Copy the data precisely, character for character, and leave out every picture.

- COLLECTED DATA
◇ ◇ ◇ ◇

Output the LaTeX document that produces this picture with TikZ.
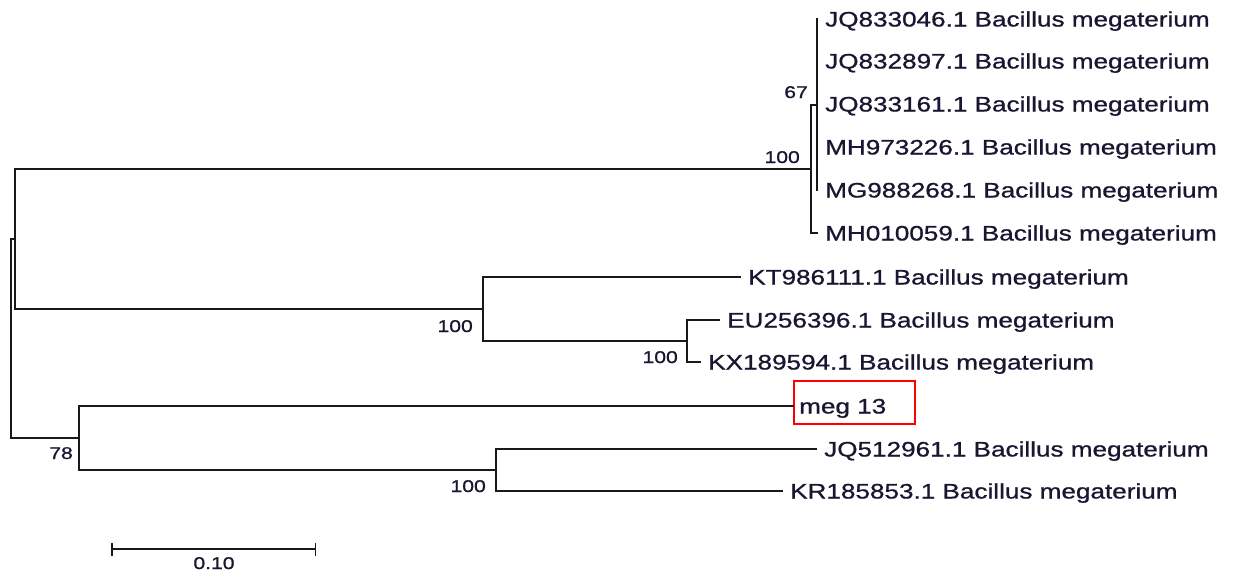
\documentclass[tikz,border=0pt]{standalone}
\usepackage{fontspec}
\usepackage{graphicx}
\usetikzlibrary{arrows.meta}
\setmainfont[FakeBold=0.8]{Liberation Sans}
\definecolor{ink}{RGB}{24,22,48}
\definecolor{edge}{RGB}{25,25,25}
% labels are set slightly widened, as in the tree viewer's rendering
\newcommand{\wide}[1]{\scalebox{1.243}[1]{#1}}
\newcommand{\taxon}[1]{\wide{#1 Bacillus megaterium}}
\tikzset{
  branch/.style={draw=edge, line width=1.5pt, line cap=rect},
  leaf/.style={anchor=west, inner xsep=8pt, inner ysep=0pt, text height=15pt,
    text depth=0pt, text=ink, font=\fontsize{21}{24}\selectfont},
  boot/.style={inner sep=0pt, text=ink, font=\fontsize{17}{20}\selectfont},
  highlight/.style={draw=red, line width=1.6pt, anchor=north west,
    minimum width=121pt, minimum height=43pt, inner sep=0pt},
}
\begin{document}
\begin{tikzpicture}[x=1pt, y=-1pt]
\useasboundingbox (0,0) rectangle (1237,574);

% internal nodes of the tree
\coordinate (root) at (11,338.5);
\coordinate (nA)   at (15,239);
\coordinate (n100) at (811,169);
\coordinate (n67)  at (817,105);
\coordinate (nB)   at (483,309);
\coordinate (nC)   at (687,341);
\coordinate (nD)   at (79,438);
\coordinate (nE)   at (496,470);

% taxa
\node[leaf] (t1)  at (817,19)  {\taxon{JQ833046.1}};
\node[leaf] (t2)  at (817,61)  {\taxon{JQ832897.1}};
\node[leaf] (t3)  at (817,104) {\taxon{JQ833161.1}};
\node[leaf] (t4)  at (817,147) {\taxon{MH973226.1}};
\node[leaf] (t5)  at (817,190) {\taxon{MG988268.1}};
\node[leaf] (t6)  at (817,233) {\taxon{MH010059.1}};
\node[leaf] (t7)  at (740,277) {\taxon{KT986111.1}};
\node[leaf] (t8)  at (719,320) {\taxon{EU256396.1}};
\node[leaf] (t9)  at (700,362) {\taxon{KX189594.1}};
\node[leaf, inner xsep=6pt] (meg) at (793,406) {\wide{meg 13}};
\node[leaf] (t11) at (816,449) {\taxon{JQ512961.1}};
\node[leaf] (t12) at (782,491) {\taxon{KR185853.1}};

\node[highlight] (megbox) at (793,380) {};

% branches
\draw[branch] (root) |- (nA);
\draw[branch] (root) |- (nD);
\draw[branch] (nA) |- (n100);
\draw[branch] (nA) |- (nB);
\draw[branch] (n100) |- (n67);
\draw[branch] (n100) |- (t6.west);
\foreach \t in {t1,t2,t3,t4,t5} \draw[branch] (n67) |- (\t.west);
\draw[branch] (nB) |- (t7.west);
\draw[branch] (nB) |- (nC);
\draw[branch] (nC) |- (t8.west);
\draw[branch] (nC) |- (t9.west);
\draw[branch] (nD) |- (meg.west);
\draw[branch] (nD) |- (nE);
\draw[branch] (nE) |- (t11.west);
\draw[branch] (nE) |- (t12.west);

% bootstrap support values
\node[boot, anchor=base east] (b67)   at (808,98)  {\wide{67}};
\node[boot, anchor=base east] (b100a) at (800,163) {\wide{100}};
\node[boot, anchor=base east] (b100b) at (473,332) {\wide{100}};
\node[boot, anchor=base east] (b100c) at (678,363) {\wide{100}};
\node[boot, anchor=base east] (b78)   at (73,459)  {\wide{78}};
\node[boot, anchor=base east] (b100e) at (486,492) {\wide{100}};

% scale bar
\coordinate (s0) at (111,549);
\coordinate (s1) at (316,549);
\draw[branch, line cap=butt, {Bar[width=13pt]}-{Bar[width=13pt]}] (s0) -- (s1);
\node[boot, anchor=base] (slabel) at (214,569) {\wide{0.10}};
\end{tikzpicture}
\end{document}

◇ ◇ ◇ ◇

- SOLVED EXERCISE
Output the LaTeX document that produces this picture with TikZ.
\documentclass[tikz,border=0pt]{standalone}
\usepackage{fontspec}
\usepackage{graphicx}
\usetikzlibrary{arrows.meta}
\setmainfont[FakeBold=0.8]{Liberation Sans}
\definecolor{ink}{RGB}{24,22,48}
\definecolor{edge}{RGB}{25,25,25}
% labels are set slightly widened, as in the tree viewer's rendering
\newcommand{\wide}[1]{\scalebox{1.243}[1]{#1}}
\newcommand{\taxon}[1]{\wide{#1 Bacillus megaterium}}
\tikzset{
  branch/.style={draw=edge, line width=1.5pt, line cap=rect},
  leaf/.style={anchor=west, inner xsep=8pt, inner ysep=0pt, text height=15pt,
    text depth=0pt, text=ink, font=\fontsize{21}{24}\selectfont},
  boot/.style={inner sep=0pt, text=ink, font=\fontsize{17}{20}\selectfont},
  highlight/.style={draw=red, line width=1.6pt, anchor=north west,
    minimum width=121pt, minimum height=43pt, inner sep=0pt},
}
\begin{document}
\begin{tikzpicture}[x=1pt, y=-1pt]
\useasboundingbox (0,0) rectangle (1237,574);

% internal nodes of the tree
\coordinate (root) at (11,338.5);
\coordinate (nA)   at (15,239);
\coordinate (n100) at (811,169);
\coordinate (n67)  at (817,105);
\coordinate (nB)   at (483,309);
\coordinate (nC)   at (687,341);
\coordinate (nD)   at (79,438);
\coordinate (nE)   at (496,470);

% taxa
\node[leaf] (t1)  at (817,19)  {\taxon{JQ833046.1}};
\node[leaf] (t2)  at (817,61)  {\taxon{JQ832897.1}};
\node[leaf] (t3)  at (817,104) {\taxon{JQ833161.1}};
\node[leaf] (t4)  at (817,147) {\taxon{MH973226.1}};
\node[leaf] (t5)  at (817,190) {\taxon{MG988268.1}};
\node[leaf] (t6)  at (817,233) {\taxon{MH010059.1}};
\node[leaf] (t7)  at (740,277) {\taxon{KT986111.1}};
\node[leaf] (t8)  at (719,320) {\taxon{EU256396.1}};
\node[leaf] (t9)  at (700,362) {\taxon{KX189594.1}};
\node[leaf, inner xsep=6pt] (meg) at (793,406) {\wide{meg 13}};
\node[leaf] (t11) at (816,449) {\taxon{JQ512961.1}};
\node[leaf] (t12) at (782,491) {\taxon{KR185853.1}};

\node[highlight] (megbox) at (793,380) {};

% branches
\draw[branch] (root) |- (nA);
\draw[branch] (root) |- (nD);
\draw[branch] (nA) |- (n100);
\draw[branch] (nA) |- (nB);
\draw[branch] (n100) |- (n67);
\draw[branch] (n100) |- (t6.west);
\foreach \t in {t1,t2,t3,t4,t5} \draw[branch] (n67) |- (\t.west);
\draw[branch] (nB) |- (t7.west);
\draw[branch] (nB) |- (nC);
\draw[branch] (nC) |- (t8.west);
\draw[branch] (nC) |- (t9.west);
\draw[branch] (nD) |- (meg.west);
\draw[branch] (nD) |- (nE);
\draw[branch] (nE) |- (t11.west);
\draw[branch] (nE) |- (t12.west);

% bootstrap support values
\node[boot, anchor=base east] (b67)   at (808,98)  {\wide{67}};
\node[boot, anchor=base east] (b100a) at (800,163) {\wide{100}};
\node[boot, anchor=base east] (b100b) at (473,332) {\wide{100}};
\node[boot, anchor=base east] (b100c) at (678,363) {\wide{100}};
\node[boot, anchor=base east] (b78)   at (73,459)  {\wide{78}};
\node[boot, anchor=base east] (b100e) at (486,492) {\wide{100}};

% scale bar
\coordinate (s0) at (111,549);
\coordinate (s1) at (316,549);
\draw[branch, line cap=butt, {Bar[width=13pt]}-{Bar[width=13pt]}] (s0) -- (s1);
\node[boot, anchor=base] (slabel) at (214,569) {\wide{0.10}};
\end{tikzpicture}
\end{document}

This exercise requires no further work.